螺旋構造のコンピュータの解析(Landau-Khalatonikov方程式、コノスコープ)
強誘電性液晶が形成する螺旋構造は、いったいどんな物性が影響しているのか?分子形状なのか?それとも、自発分極の大きさなのか?
実験結果とコンピュータによる解析結果を結び付けながら、その答えを探っています。
高分子安定化液晶(高分子テンプレート、エリプソメーター)
液晶は結晶のような規則性と、液体のような流動性を持ち合わせています。その特性から、まわりの変化に合わせて、様々な分子配向構造を、液晶は自発的に構築することができます。
配向構造を高分子によって固める(安定化)ことで、新たな物性を発現させ、液晶の新しい用途を開拓しています。
古江研究室での生活
方針
ON/OFFのメリハリがある研究生活を目指します。コアタイムはAM10:00~PM5:00です。
アルバイトは自由ですが、大学生活を疎かにしないようことが原則です。
スケジュール
4月:新年度スタート夏休み休暇(お盆を挟んで2週間程度)
9月:ゼミ旅行(行先は幹事の学生が決定)、液晶討論会
10月:研究成果の中間発表
年末年始休暇(正月を挟んで1週間程度)
1月:修論、卒論概要集提出、修論発表会
2月:卒論発表会
3月:応用物理学会、卒業式
※希望者は国際会議にも参加可能です。
古江研での生活
セル作り
液晶を封入するガラス製の液晶セルは、実験を実施する学生が事前に作製を行います。均一な厚みの液晶セルを作ることが重要なのですが、これが非常に難しく、失敗することも多々あります。
また、接着や焼成の作業があるため、1回(10枚程度)を作成するのに1日費やすこともあります。

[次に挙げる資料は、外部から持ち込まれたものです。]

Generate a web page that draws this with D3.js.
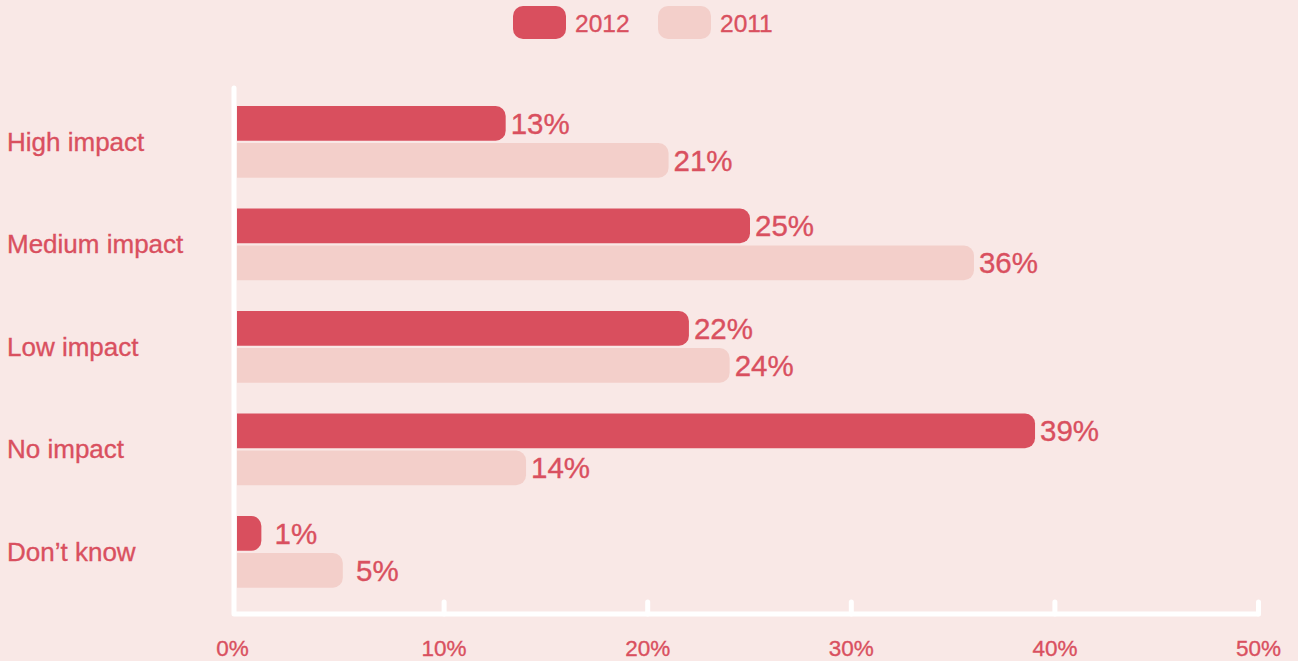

実験を行うにあたって不可欠なものなので、早いうちにたくさん練習し、コツをつかむ必要があります。
実験
班によって目的は異なりますが、全ての班が偏光顕微鏡という特殊な顕微鏡を使って実験を行います。液晶分子の電場応答や、温度による状態変化を、透過光強度や組織観察によって測定します。
もちろん、1回の実験だけでは失敗したり、良い結果が出ないこともあります。
ゼミ前になって発表する結果が無いなどと慌てないよう、予備日なども考慮した予定を立てて実験するようにしましょう。
研究ゼミ
週に1度、AM10:00からゼミがあります。(時間の変更される場合があります。)それまでの自分の研究成果を資料にまとめて報告し、今後の方針について先生と相談します。
一週間に3人発表します。2ヶ月に1度程度まわってくるので、定期的に結果をまとめておきましょう。
英文ゼミ(B4のみ)
週に1度、B4の必修科目である英文講読があります。古江研では英語で書かれた教科書や論文を読み、訳すことになります。
英語は社会に出ても必要なのでしっかり勉強しましょう。
土曜日&日曜日
土・日は原則として研究室は休みになります。土日はしっかり休んで、翌週に備えましょう。
直上・直下
B4の学生には、指導担当の院生が割り当てられ、研究活動のアドバイスなどを行います。この先輩・後輩の関係を古江研では「直上(ちょくうえ)・直下(ちょくした)」と呼んでいます。